EXERCISE INSTRUCTIONS: Your task is to copy the listing exactly, with the pictures left out.

— Begin —

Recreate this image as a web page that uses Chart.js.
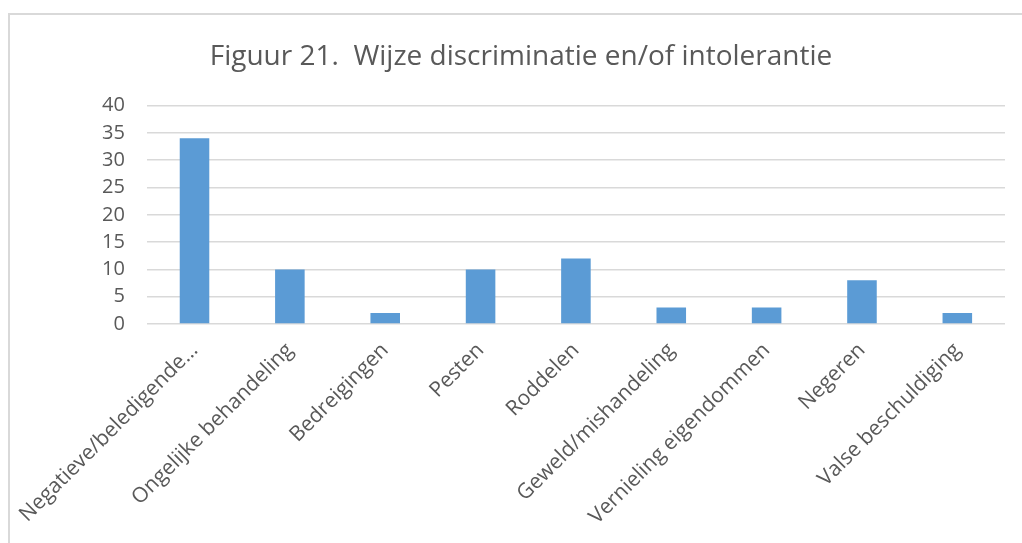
<!DOCTYPE html>
<html>
<head>
<meta charset="utf-8">
<script src="https://cdn.jsdelivr.net/npm/chart.js@4"></script>
<style>
    html, body { margin: 0; padding: 0; background: #fff; overflow: hidden; }
    #frame {
        position: absolute; left: 8px; top: 13px;
        width: 1020px; height: 540px;
        border: 2px solid #d9d9d9;
        box-sizing: border-box;
    }
    #wrap { position: absolute; left: 0; top: 0; width: 1016px; height: 536px; }
</style>
</head>
<body>
<div id="frame"><div id="wrap"><canvas id="chart"></canvas></div></div>
<script>
// Gegevens
const categories = [
    'Negatieve/beledigende\u2026',
    'Ongelijke behandeling',
    'Bedreigingen',
    'Pesten',
    'Roddelen',
    'Geweld/mishandeling',
    'Vernieling eigendommen',
    'Negeren',
    'Valse beschuldiging'
];
const values = [34, 10, 2, 10, 12, 3, 3, 8, 2];
const yTicks = [0, 5, 10, 15, 20, 25, 30, 35, 40];
const titleText = 'Figuur 21.  Wijze discriminatie en/of intolerantie';

const fontFam = '"Open Sans", "Noto Sans", sans-serif';
const textColor = '#595959';

const ctx = document.getElementById('chart').getContext('2d');
new Chart(ctx, {
    type: 'bar',
    data: {
        labels: categories,
        datasets: [{
            label: 'Aantal',
            data: values,
            backgroundColor: '#5b9bd5',
            categoryPercentage: 1.0,
            barPercentage: 0.31
        }]
    },
    options: {
        responsive: true,
        maintainAspectRatio: false,
        animation: false,
        layout: { padding: { left: 27, right: 21, top: 4, bottom: 0 } },
        plugins: {
            legend: { display: false },
            tooltip: { enabled: false },
            title: {
                display: true,
                text: titleText,
                color: textColor,
                font: { family: fontFam, size: 28, weight: 'normal' },
                padding: { top: 21, bottom: 32 }
            }
        },
        scales: {
            x: {
                grid: { display: false },
                border: { display: false },
                afterFit: axis => { axis.height = 227; },
                ticks: {
                    color: textColor,
                    font: { family: fontFam, size: 21 },
                    maxRotation: 45,
                    minRotation: 45,
                    autoSkip: false,
                    padding: 6
                }
            },
            y: {
                min: 0,
                max: 40,
                afterBuildTicks: axis => { axis.ticks = yTicks.map(v => ({ value: v })); },
                afterFit: axis => { axis.width = 104; },
                grid: { color: '#d9d9d9', lineWidth: 1.5, drawTicks: false },
                border: { display: false },
                ticks: {
                    color: textColor,
                    font: { family: fontFam, size: 20 },
                    padding: 22,
                    autoSkip: false
                }
            }
        }
    }
});
</script>
</body>
</html>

— End —

SOLUTION TO THIS TASK:
Recreate this image as a web page that uses Chart.js.
<!DOCTYPE html>
<html>
<head>
<meta charset="utf-8">
<script src="https://cdn.jsdelivr.net/npm/chart.js@4"></script>
<style>
    html, body { margin: 0; padding: 0; background: #fff; overflow: hidden; }
    #frame {
        position: absolute; left: 8px; top: 13px;
        width: 1020px; height: 540px;
        border: 2px solid #d9d9d9;
        box-sizing: border-box;
    }
    #wrap { position: absolute; left: 0; top: 0; width: 1016px; height: 536px; }
</style>
</head>
<body>
<div id="frame"><div id="wrap"><canvas id="chart"></canvas></div></div>
<script>
// Gegevens
const categories = [
    'Negatieve/beledigende\u2026',
    'Ongelijke behandeling',
    'Bedreigingen',
    'Pesten',
    'Roddelen',
    'Geweld/mishandeling',
    'Vernieling eigendommen',
    'Negeren',
    'Valse beschuldiging'
];
const values = [34, 10, 2, 10, 12, 3, 3, 8, 2];
const yTicks = [0, 5, 10, 15, 20, 25, 30, 35, 40];
const titleText = 'Figuur 21.  Wijze discriminatie en/of intolerantie';

const fontFam = '"Open Sans", "Noto Sans", sans-serif';
const textColor = '#595959';

const ctx = document.getElementById('chart').getContext('2d');
new Chart(ctx, {
    type: 'bar',
    data: {
        labels: categories,
        datasets: [{
            label: 'Aantal',
            data: values,
            backgroundColor: '#5b9bd5',
            categoryPercentage: 1.0,
            barPercentage: 0.31
        }]
    },
    options: {
        responsive: true,
        maintainAspectRatio: false,
        animation: false,
        layout: { padding: { left: 27, right: 21, top: 4, bottom: 0 } },
        plugins: {
            legend: { display: false },
            tooltip: { enabled: false },
            title: {
                display: true,
                text: titleText,
                color: textColor,
                font: { family: fontFam, size: 28, weight: 'normal' },
                padding: { top: 21, bottom: 32 }
            }
        },
        scales: {
            x: {
                grid: { display: false },
                border: { display: false },
                afterFit: axis => { axis.height = 227; },
                ticks: {
                    color: textColor,
                    font: { family: fontFam, size: 21 },
                    maxRotation: 45,
                    minRotation: 45,
                    autoSkip: false,
                    padding: 6
                }
            },
            y: {
                min: 0,
                max: 40,
                afterBuildTicks: axis => { axis.ticks = yTicks.map(v => ({ value: v })); },
                afterFit: axis => { axis.width = 104; },
                grid: { color: '#d9d9d9', lineWidth: 1.5, drawTicks: false },
                border: { display: false },
                ticks: {
                    color: textColor,
                    font: { family: fontFam, size: 20 },
                    padding: 22,
                    autoSkip: false
                }
            }
        }
    }
});
</script>
</body>
</html>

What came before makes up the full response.